5. If the client has not ensured that Golflounge Amsterdam can start executing the agreement in time, the resulting extra costs and/or extra hours will be charged to the client.
Provision of information by the client
1. The customer shall make all information, data and documents relevant for the correct execution of the agreement available to Golflounge Amsterdam on time and in the desired form and manner.
2. The customer guarantees the correctness, completeness and reliability of the information, data and documents made available, also when these originate from third parties, insofar as the nature of the agreement does not dictate otherwise.
3. If and when requested by the client, Golflounge Amsterdam will return the documents concerned.
4. If the customer does not, not timely or not adequately make available the information, data or documents reasonably requested by Golflounge Amsterdam, and the execution of the agreement is delayed as a result, the extra costs and extra hours resulting from this will be charged to the customer.
1. The customer shall keep secret all information (in whatever form) received from Golflounge Amsterdam.
2. The same applies to all other information regarding Golflounge Amsterdam of which the customer knows or can reasonably suspect that it is secret or confidential, or of which he can expect that its dissemination can harm Golflounge Amsterdam.
3. The customer will take all necessary measures to ensure that the information mentioned in paragraphs 1 and 2 is also kept secret.
4. The duty of confidentiality described in this article does not apply to information:
o which was already public before the customer learnt this information or which later became public without being the result of a breach of the customer’s duty of confidentiality
o which is disclosed by the customer pursuant to a legal obligation
5. The confidentiality obligation described in this article applies for the duration of the underlying agreement and for a period of 3 years after its expiry.
1. If the other party violates the article of the general terms and conditions regarding confidentiality or intellectual property, he forfeits for each violation an immediately claimable fine for Golflounge Amsterdam.
– if the other party is a consumer this fine amounts to €1.000
– If the other party is a legal entity, this fine amounts to €5.000.
2. In addition, the other party forfeits an amount of 5% of the amount mentioned in paragraph 1 for each day that the violation continues.
3. No prior notice of default or court proceedings are required for the forfeiture of this penalty.
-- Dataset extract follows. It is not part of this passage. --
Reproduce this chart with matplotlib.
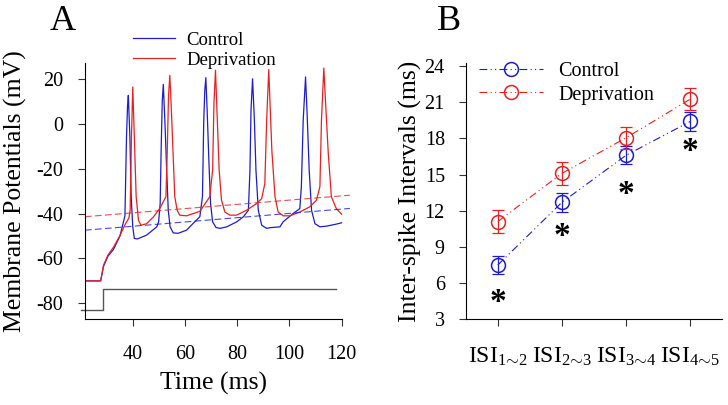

Nor does it require any form of damage.
4. Forfeiture of the fine referred to in the first paragraph of this article does not affect the other rights of Golflounge Amsterdam, including its right to claim damages in addition to the fine.
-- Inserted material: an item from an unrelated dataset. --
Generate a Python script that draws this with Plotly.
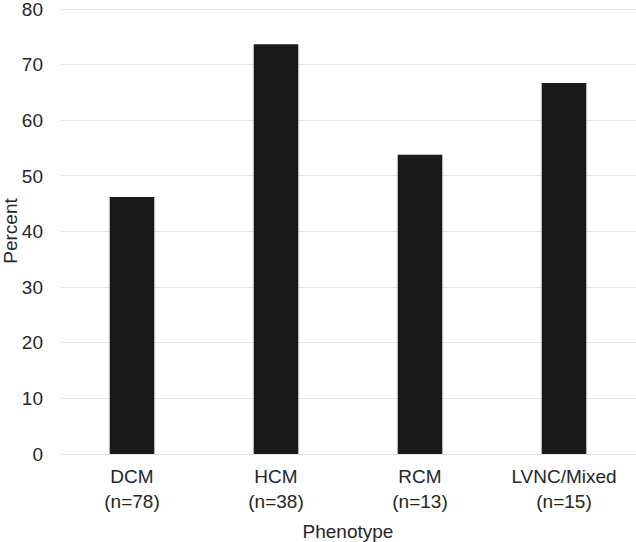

The customer indemnifies Golflounge Amsterdam against all claims of third parties in connection with products and/or services provided by Golflounge Amsterdam.
1. The customer should examine a product delivered or service provided by Golflounge Amsterdam for shortcomings as soon as possible.
2. If a delivered product or service does not meet what the customer may reasonably expect from the agreement, the customer must inform Golflounge Amsterdam as soon as possible, but in any case within 1 month after noticing the shortcomings.
3. Consumers must inform Golflounge Amsterdam within 2 months after discovery of the shortcomings.
4. The customer shall provide as detailed a description of the shortcoming as possible, in order to enable Golflounge Amsterdam to respond adequately.
5. The customer needs to prove that the complaint concerns an agreement between parties.
6. If a complaint relates to ongoing activities, this can in no way lead to Golflounge Amsterdam being held to perform other activities than agreed upon.
Notice of default
1. The customer must notify Golflounge Amsterdam in writing of the default.
2. It is the responsibility of the customer that notice of default is
Joint and several liability of the customer
If Golflounge Amsterdam enters into an agreement with multiple customers, each of them is severally liable for the full amounts due to Golflounge Amsterdam under that agreement.
Liability Golflounge Amsterdam
1. Golflounge Amsterdam is solely liable for any damage suffered by the customer if and insofar as this damage was caused by intent or gross negligence.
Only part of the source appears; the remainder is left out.